Some public sector banks could soon receive an invitation from the government to discuss another round of mergers in the sector, a Finance Ministry official told The Economic Times. It is speculated to include Punjab National Bank (PNB), Union Bank of India(UBI) and Bank of India (BoI).
They wouldn’t like to wait for too long. If the banks are not able to provide options, then the alternate mechanism (AM) group can give suggestions, said the official to a newspaper. He hinted there could be a merger in the second or third quarter of the current fiscal.
The merger process of Bank of Baroda, Vijaya Bank and Dena Bank had started in October last year. On April 1, Vijaya Bank and Dena Bank were merged into Bank of Baroda to form the third-largest bank in the country.
This report couldn’t be independently verified. On the flip side, some government officials do not believe now is the right time for another merger as BoI has just emerged from the Reserve Bank of India’s (RBI) prompt corrective action (PCA) framework. The PCA is a set of guidelines set by the RBI for banks that have weak financial metrics.
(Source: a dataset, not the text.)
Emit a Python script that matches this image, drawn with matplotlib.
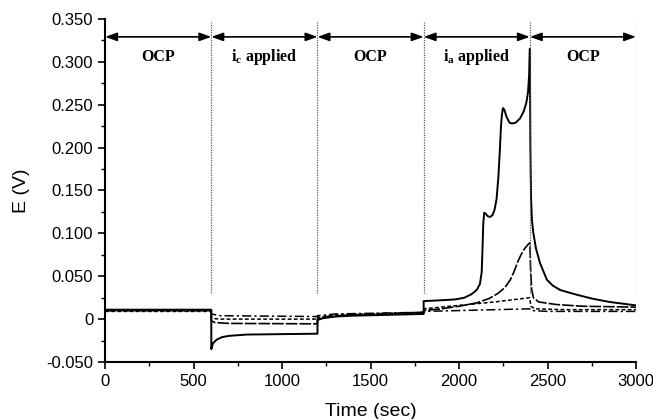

The other two, PNB and UBI, are also in recovery stages, the report quoted one government official as saying.
Apart from BoI, Oriental Bank of Commerce and Bank of Maharashtra had been pulled out of the PCA framework in February.
Mergers are not the solution to every problem in the banking sector and the government should think of new alternatives other than creating too-big-to-fail structures, a senior executive at a public sector bank told the newspaper.